Scenarios of Climate Change in California: An Overview. FINAL report
from California Energy Commission, Public Interest Energy Research
(PIER) Program, California Climate Change Center, publication #
CEC-500-2005-186-SF, posted: February 27, 2006. (PDF file, 53 pages,
1.2 megabytes)

9.2. Wildfires
Fire is an important natural disturbance within many California ecosystems that promotes vegetation and wildlife diversity, releases nutrients and eliminates heavy fuel accumulations that can lead to catastrophic burns. The changing climate could alter fire regimes in ways that could have social, economic, and ecological consequences (McKenzie et al. 2004; Fried et al. 2004; Brown et al.
2004). Westerling and Bryant (2006) estimated future statewide wildfire risk from a statistical model based on temperature, precipitation, and simulated hydrologic variables. These are conservative estimates because they do not include effects of extreme fire weather, but implications are nonetheless quite alarming.
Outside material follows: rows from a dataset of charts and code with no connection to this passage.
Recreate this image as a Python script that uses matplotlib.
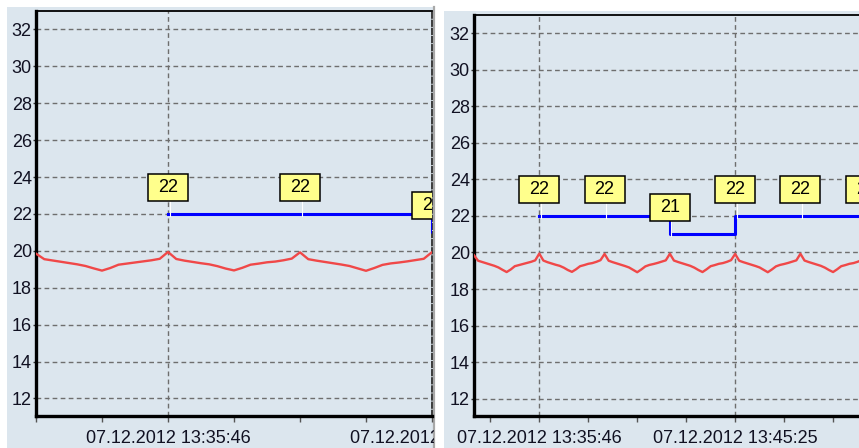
import datetime as dt
import matplotlib
matplotlib.use("Agg")
import matplotlib.pyplot as plt
import matplotlib.dates as mdates
import matplotlib.transforms as mtransforms
from matplotlib.patches import Rectangle
from matplotlib.lines import Line2D

plt.rcParams['font.family'] = ['Liberation Sans', 'DejaVu Sans']

# nastawa zapisywana co 193 s, temperatura 16 razy na ten okres
t_start = dt.datetime(2012, 12, 7, 13, 35, 46)
period = dt.timedelta(seconds=193)

setpoint = [22, 22, 21, 22, 22, 22]

temperature = [
    19.85, 19.55, 19.48, 19.41, 19.34, 19.27, 19.18, 19.05, 18.93, 19.07, 19.25, 19.31, 19.37, 19.43, 19.49, 19.57,
    19.94, 19.56, 19.47, 19.40, 19.33, 19.27, 19.17, 19.04, 18.94, 19.08, 19.25, 19.31, 19.38, 19.42, 19.49, 19.58,
    19.92, 19.55, 19.47, 19.40, 19.33, 19.26, 19.18, 19.05, 18.92, 19.07, 19.24, 19.32, 19.37, 19.43, 19.50, 19.57,
    19.93, 19.56, 19.48, 19.41, 19.34, 19.27, 19.17, 19.04, 18.93, 19.08, 19.25, 19.31, 19.38, 19.42, 19.49, 19.58,
    19.92, 19.55, 19.47, 19.40, 19.33, 19.26, 19.18, 19.05, 18.92, 19.07, 19.24, 19.32, 19.37, 19.43, 19.50, 19.57,
    19.93, 19.56, 19.48, 19.41, 19.34, 19.27, 19.17, 19.04, 18.93, 19.08, 19.25, 19.31, 19.38, 19.42, 19.49, 19.58,
    19.92,
]

sp_times = [t_start + k * period for k in range(len(setpoint))]
temp_times = [t_start - period + i * period / 16 for i in range(len(temperature))]

W, H = 859, 448
BG = '#dce6ee'
fig = plt.figure(figsize=(W / 100, H / 100), dpi=100, facecolor='white')


def fx(px):
    return px / W


def fy(py):
    return 1 - py / H


# tla obu paneli
fig.patches.append(Rectangle((fx(7), 0), fx(434) - fx(7), fy(7), transform=fig.transFigure,
                             facecolor=BG, edgecolor='none', zorder=-5))
fig.patches.append(Rectangle((fx(444), 0), 1 - fx(444), fy(11), transform=fig.transFigure,
                             facecolor=BG, edgecolor='none', zorder=-5))
fig.add_artist(Line2D([fx(434), fx(434)], [0, fy(7)], transform=fig.transFigure,
                      color='#a8a8a8', lw=1.6, zorder=-4))


def panel(left, top, right, t_lo, t_hi, minor_ticks, major_ticks, clip_right):
    ax = fig.add_axes([fx(left), fy(416), fx(right) - fx(left), fy(top) - fy(416)])
    ax.set_facecolor(BG)

    ax.plot(temp_times, temperature, color='#f04848', lw=1.7, zorder=3)
    ax.step(sp_times, setpoint, where='post', color='#0000ff', lw=2.2, zorder=4)

    for t, v in zip(sp_times, setpoint):
        at_point = mtransforms.IdentityTransform() + \
            mtransforms.ScaledTranslation(mdates.date2num(t), v, ax.transData)
        ax.add_line(Line2D([1.5, 1.5], [-2, 13], transform=at_point, color='white', lw=0.8, zorder=5))
        ax.add_patch(Rectangle((-20, 13), 40, 27, transform=at_point, facecolor='#ffff8c',
                               edgecolor='black', lw=1.1, zorder=6))
        ax.text(0, 26.5, str(v), transform=at_point, ha='center', va='center',
                fontsize=13, color='black', zorder=7, clip_on=True)

    ax.set_xlim(mdates.date2num(t_lo), mdates.date2num(t_hi))
    ax.set_ylim(11.05, 33)
    ax.set_yticks(range(12, 33, 2))
    ax.set_xticks([mdates.date2num(t) for t in major_ticks])
    ax.set_xticks([mdates.date2num(t) for t in minor_ticks], minor=True)
    ax.set_xticklabels([t.strftime('%d.%m.%Y %H:%M:%S') for t in major_ticks])

    ax.grid(True, which='major', axis='both', color='#6e6e6e', lw=1.0,
            linestyle=(0, (3.4, 2.4)), zorder=1)
    ax.set_axisbelow(True)

    ax.tick_params(axis='x', which='both', direction='out', length=4.5, width=1,
                   color='#555555', pad=5.5, labelsize=13, labelcolor='#111122')
    ax.tick_params(axis='y', direction='out', length=2, width=1, color='#333333',
                   pad=1, labelsize=13, labelcolor='#111122')

    ax.spines['left'].set_linewidth(2.4)
    ax.spines['bottom'].set_linewidth(2.4)
    ax.spines['top'].set_linewidth(1.3)
    for s in ('left', 'bottom', 'top'):
        ax.spines[s].set_color('black')
    ax.spines['right'].set_linestyle((0, (3, 1.5)))
    ax.spines['right'].set_linewidth(1.3)
    ax.spines['right'].set_color('#303030')

    clip = mtransforms.TransformedBbox(
        mtransforms.Bbox.from_extents(0, 0, fx(clip_right), 1), fig.transFigure)
    for lab in ax.get_xticklabels():
        lab.set_clip_box(clip)
        lab.set_clip_on(True)
    return ax


# lewy panel: podzialka co pol okresu, opis co dwa okresy
left_minor = [t_start - period + k * period / 2 for k in range(7)]
left_major = [t_start, t_start + 2 * period]
panel(36, 11, 432, t_start - period, t_start + 2 * period, left_minor, left_major, 434)

# prawy panel: podzialka co 3/4 okresu, opis co trzy okresy
right_minor = [t_start + k * period * 3 / 4 for k in range(-1, 9)]
right_major = [t_start, t_start + 3 * period]
panel(474, 15, 931, t_start - period, t_start + 6 * period, right_minor, right_major, 1.2 * W)

fig.savefig('out.png', dpi=100, facecolor='white')
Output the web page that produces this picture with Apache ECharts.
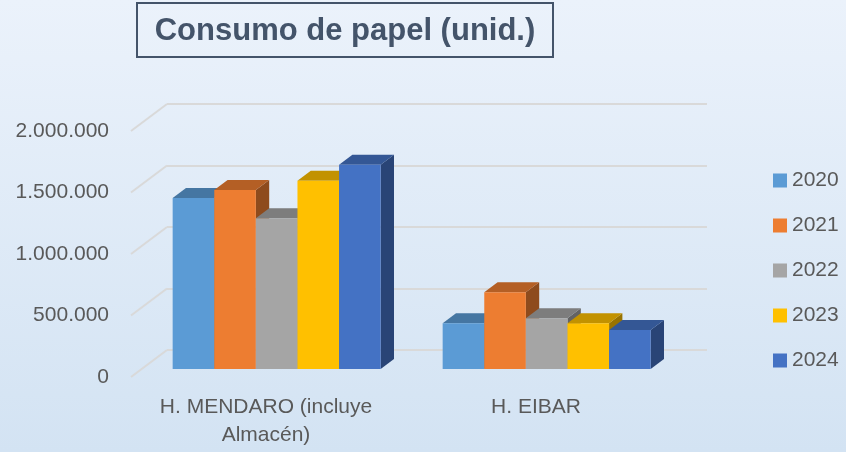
<!DOCTYPE html>
<html>
<head>
<meta charset="utf-8">
<script src="https://cdn.jsdelivr.net/npm/echarts@6/dist/echarts.min.js"></script>
<style>
    html, body { margin: 0; padding: 0; }
    #chart { width: 846px; height: 452px; }
</style>
</head>
<body>
<div id="chart"></div>
<script>
// Data
const categories = ['H. MENDARO (incluye\nAlmacén)', 'H. EIBAR'];
const years = ['2020', '2021', '2022', '2023', '2024'];
const values2020 = [1390000, 372000];
const values2021 = [1455000, 623000];
const values2022 = [1225000, 412000];
const values2023 = [1530000, 372000];
const values2024 = [1660000, 317000];
const yTicks = [0, 500000, 1000000, 1500000, 2000000];

const seriesValues = [values2020, values2021, values2022, values2023, values2024];
const colors = ['#5B9BD5', '#ED7D31', '#A5A5A5', '#FFC000', '#4472C4'];

// 3D look: offsets between front plane and back wall
const DEPTH_X = 36;
const DEPTH_Y = 27;
const BAR_FRONT = 8 / 27;   // bar front face, as fraction of depth
const BAR_DEPTH = 10 / 27;  // bar depth, as fraction of depth
const GROUP_RATIO = 208 / 270;

function shade(hex, f) {
    const n = parseInt(hex.slice(1), 16);
    const r = Math.round(((n >> 16) & 255) * f);
    const g = Math.round(((n >> 8) & 255) * f);
    const b = Math.round((n & 255) * f);
    return `rgb(${r},${g},${b})`;
}

function fmt(v) {
    return String(v).replace(/\B(?=(\d{3})+(?!\d))/g, '.');
}

function makeBarRenderer(idx, color) {
    return function (params, api) {
        const cat = api.value(0);
        const val = api.value(1);
        const base = api.coord([cat, 0]);
        const top = api.coord([cat, val]);
        const catW = api.size([1, 0])[0];
        const barW = catW * GROUP_RATIO / years.length;
        const ox = DEPTH_X * BAR_FRONT, oy = DEPTH_Y * BAR_FRONT;
        const dx = DEPTH_X * BAR_DEPTH, dy = DEPTH_Y * BAR_DEPTH;
        const x0 = base[0] - catW * GROUP_RATIO / 2 + idx * barW + ox;
        const x1 = x0 + barW;
        const yB = base[1] - oy;
        const yT = top[1] - oy;
        return {
            type: 'group',
            children: [
                {
                    type: 'polygon',
                    shape: { points: [[x1, yT], [x1 + dx, yT - dy], [x1 + dx, yB - dy], [x1, yB]] },
                    style: { fill: shade(color, 0.6) }
                },
                {
                    type: 'polygon',
                    shape: { points: [[x0, yT], [x1, yT], [x1 + dx, yT - dy], [x0 + dx, yT - dy]] },
                    style: { fill: shade(color, 0.76) }
                },
                {
                    type: 'rect',
                    shape: { x: x0, y: yT, width: barW, height: yB - yT },
                    style: { fill: color }
                }
            ]
        };
    };
}

const chart = echarts.init(document.getElementById('chart'));

const barSeries = years.map((y, i) => ({
    name: y,
    type: 'custom',
    xAxisIndex: 0,
    yAxisIndex: 0,
    itemStyle: { color: colors[i] },
    data: seriesValues[i].map((v, c) => [c, v]),
    encode: { x: 0, y: 1 },
    renderItem: makeBarRenderer(i, colors[i])
}));

const option = {
    backgroundColor: new echarts.graphic.LinearGradient(0, 0, 0, 1, [
        { offset: 0, color: '#EBF2FB' },
        { offset: 1, color: '#D3E3F3' }
    ]),
    animation: false,
    graphic: [
        {
            type: 'rect',
            shape: { x: 137, y: 3, width: 416, height: 54 },
            style: { fill: 'transparent', stroke: '#44546A', lineWidth: 2 }
        },
        {
            type: 'text',
            x: 345,
            y: 31,
            style: {
                text: 'Consumo de papel (unid.)',
                fill: '#44546A',
                font: 'bold 31px "Liberation Sans", Arial, sans-serif',
                align: 'center',
                verticalAlign: 'middle'
            }
        }
    ],
    legend: {
        data: years,
        orient: 'vertical',
        left: 773,
        top: 170,
        padding: 0,
        icon: 'rect',
        itemWidth: 14,
        itemHeight: 14,
        itemGap: 24,
        textStyle: {
            color: '#595959',
            fontSize: 21,
            fontFamily: 'Liberation Sans',
            lineHeight: 21
        }
    },
    grid: [
        { left: 131, right: 175, top: 131, bottom: 75 },   // front plane
        { left: 167, right: 139, top: 104, bottom: 102 }   // back wall
    ],
    xAxis: [
        {
            type: 'category',
            gridIndex: 0,
            data: categories,
            axisLine: { show: false },
            axisTick: { show: false },
            axisLabel: {
                interval: 0,
                color: '#595959',
                fontSize: 21,
                fontFamily: 'Liberation Sans',
                lineHeight: 28,
                margin: 16
            }
        },
        {
            type: 'value',
            gridIndex: 1,
            show: false
        }
    ],
    yAxis: [
        {
            type: 'value',
            gridIndex: 0,
            min: 0,
            max: 2000000,
            interval: 500000,
            axisLine: { show: false },
            axisTick: { show: false },
            splitLine: { show: false },
            axisLabel: {
                color: '#595959',
                fontSize: 21,
                fontFamily: 'Liberation Sans',
                margin: 22,
                formatter: fmt
            }
        },
        {
            type: 'value',
            gridIndex: 1,
            min: 0,
            max: 2000000,
            interval: 500000,
            axisLine: { show: false },
            axisTick: { show: false },
            axisLabel: { show: false },
            splitLine: { lineStyle: { color: '#D9D9D9', width: 2 } }
        }
    ],
    series: [
        {
            name: 'wall',
            type: 'custom',
            silent: true,
            xAxisIndex: 0,
            yAxisIndex: 0,
            data: yTicks.map(v => [0, v]),
            encode: { x: 0, y: 1 },
            renderItem: function (params, api) {
                const y = api.coord([0, api.value(1)])[1];
                const x = params.coordSys.x;
                return {
                    type: 'line',
                    shape: { x1: x, y1: y, x2: x + DEPTH_X, y2: y - DEPTH_Y },
                    style: { stroke: '#D9D9D9', lineWidth: 2 }
                };
            }
        }
    ].concat(barSeries)
};

chart.setOption(option);
</script>
</body>
</html>
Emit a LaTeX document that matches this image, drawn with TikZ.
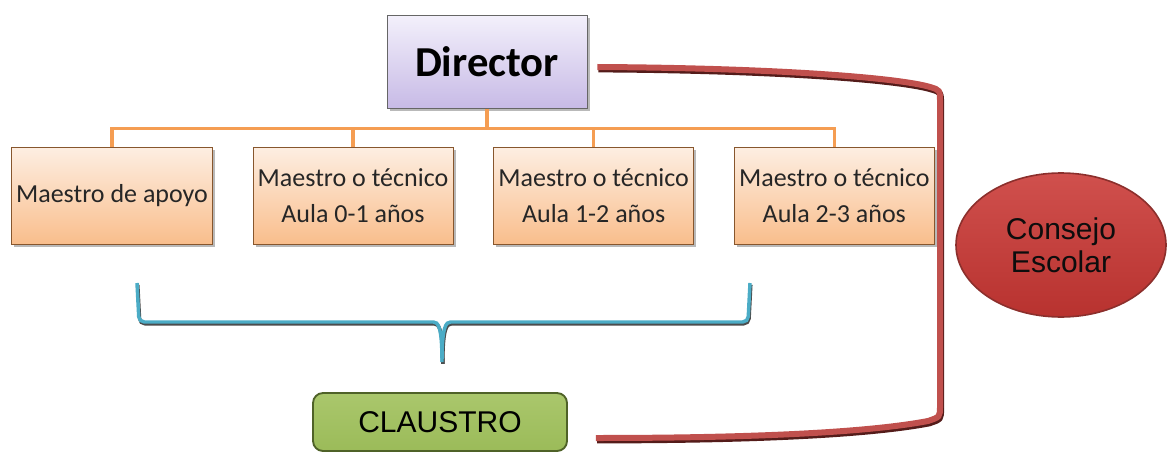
\documentclass[tikz,border=0pt]{standalone}
\usepackage{fontspec}
\setmainfont{Carlito}
\newfontfamily\arialfont{Liberation Sans}
\usepackage{tikz}
\usepackage{xcolor}
\usetikzlibrary{positioning,shapes.geometric,shadows}
\definecolor{lila-top}{HTML}{F3F0FB}
\definecolor{lila-bot}{HTML}{C7BAE6}
\definecolor{naranja-top}{HTML}{FDEEE2}
\definecolor{naranja-bot}{HTML}{F9BE8C}
\definecolor{naranja}{HTML}{F59D52}
\definecolor{verde}{HTML}{9BBB59}
\definecolor{verde-top}{HTML}{AAC76C}
\definecolor{verde-borde}{HTML}{4F6228}
\definecolor{rojo-top}{HTML}{D0504D}
\definecolor{rojo-bot}{HTML}{B8322F}
\definecolor{rojo}{HTML}{C0504D}
\definecolor{rojo-borde}{HTML}{8C2F2C}
\definecolor{aqua}{HTML}{4BACC6}
\begin{document}
\begin{tikzpicture}
[
x=0.75pt, y=-0.75pt,
box-a/.style={rectangle, draw=black!60, line width=0.6pt, top color=lila-top, bottom color=lila-bot, minimum width=150pt, minimum height=70pt, font=\fontsize{32}{38}\selectfont\bfseries, drop shadow={shadow xshift=2pt, shadow yshift=-2pt, opacity=0.55}},
box-b/.style={rectangle, draw=black!45!naranja, line width=0.5pt, top color=naranja-top, bottom color=naranja-bot, minimum width=150pt, minimum height=72.75pt, align=center, text=black!85, font=\fontsize{19.5}{27}\selectfont, drop shadow={shadow xshift=2pt, shadow yshift=-2pt, opacity=0.55}},
box-c/.style={rectangle, rounded corners=7.5pt, draw=verde-borde, line width=1.4pt, top color=verde-top, bottom color=verde, minimum width=190.5pt, minimum height=43.5pt, font=\arialfont\fontsize{22.5}{26}\selectfont},
oval-a/.style={ellipse, draw=rojo-borde, line width=1.2pt, top color=rojo-top, bottom color=rojo-bot, minimum width=157.5pt, minimum height=108pt, inner sep=0pt, align=center, text=black!95, font=\arialfont\fontsize{22.5}{25}\selectfont},
line-a/.style={draw=naranja, line width=2.5pt},
line-b/.style={draw=aqua, line width=2.6pt, rounded corners=4pt, preaction={draw=black!70, line width=2.6pt, transform canvas={shift={(0.6pt,-1.4pt)}}}},
line-c/.style={draw=rojo, line width=4.5pt, preaction={draw=rojo-borde!60!black, line width=4.5pt, transform canvas={shift={(0.8pt,-1.8pt)}}}}
]
\useasboundingbox (0,0) rectangle (1167,453);
\node (director) [box-a] at (487,62)                   {Director};
\node (cell-1)   [box-b] at (112,195.5)                {Maestro de apoyo};
\node (cell-2)   [box-b, right = 30pt of cell-1]       {Maestro o técnico\\Aula 0-1 años};
\node (cell-3)   [box-b, right = 30pt of cell-2]       {Maestro o técnico\\Aula 1-2 años};
\node (cell-4)   [box-b, right = 30pt of cell-3]       {Maestro o técnico\\Aula 2-3 años};
\node (claustro) [box-c] at (440,422)                  {CLAUSTRO};
\node (consejo)  [oval-a] at (1061,245)                {Consejo\\Escolar};
\coordinate (bus) at ([yshift=-14.5pt]director.south);
\coordinate (brace-l)   at (137,283);
\coordinate (brace-r)   at (750,283);
\coordinate (brace-tip) at (442,362);
\draw [line-a] (director) -- (bus);
\foreach \i in {1,...,4}
  \draw [line-a] (bus) -| (cell-\i.north);
\draw [line-b] (brace-l) -- (139,322) -- (428,322) .. controls (438,322) and (442,326) .. (brace-tip);
\draw [line-b] (brace-r) -- (748,322) -- (456,322) .. controls (446,322) and (442,326) .. (brace-tip);
\draw [line-c] ([shift={(10,5)}]director.east) .. controls (780,68) and (900,78) .. (930,87) .. controls (940,90) .. (940,102) -- (940,406) .. controls (940,417) .. (928,421) .. controls (870,432) and (760,438) .. ([shift={(28,16)}]claustro.east);
\end{tikzpicture}
\end{document}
Projections made for the probabilities of “large fires”—defined as fires that exceed an arbitrary threshold of 200 hectares (approximately 500 acres)—indicate that the risk of large wildfires statewide would rise almost 35% by mid-century and 55% by the end of the century under a medium-high emissions scenario, almost twice that expected under lower emissions scenarios (Figure 10). Estimates of increased damage costs from the increases in fire season severity (Westerling and Bryant 2006) are on the order of 30% above current average annual damage costs. A second study explored, through a case study in Amador and El Dorado Counties, the effects of projected climate change on fire behavior, fire suppression effort, and wildfire outcomes (Fried et al. 2006). Climate and site-specific data were used in California Department of Forestry and Fire Protection (CDF) standard models to predict wildfire behavior attributes such as rate of spread and burning intensity. The predicted wildfire outcomes were aggregated using the California Fire Economics Simulator version 2 (Fried and Gilless 1999), a stochastic computer model developed for CDF’s fire protection planning program. The study found an increase in the projected area burned (10%–20%) and number of escaped fires (10%–40%) by the end of century, under the drier climate scenarios (GFDL). However, the less dry model showed little change. Neither of these approaches for modeling the effects of climate change on wildfires considers the effects of the potential changes in wind conditions that may result from a changing climate, because the winds produced by GCMs are too coarse to be useful over most of the complex terrain in the California region. However, the strength and direction of winds can greatly influence fire behavior (Fried et al. 2004).

Although initial studies suggest that future climate change may decrease early fall Santa Ana Wind conditions in some regions (Miller and Schlegel 2006), further research is needed to more thoroughly characterize potential changes in wind conditions and their possible effects on wildfires in the state.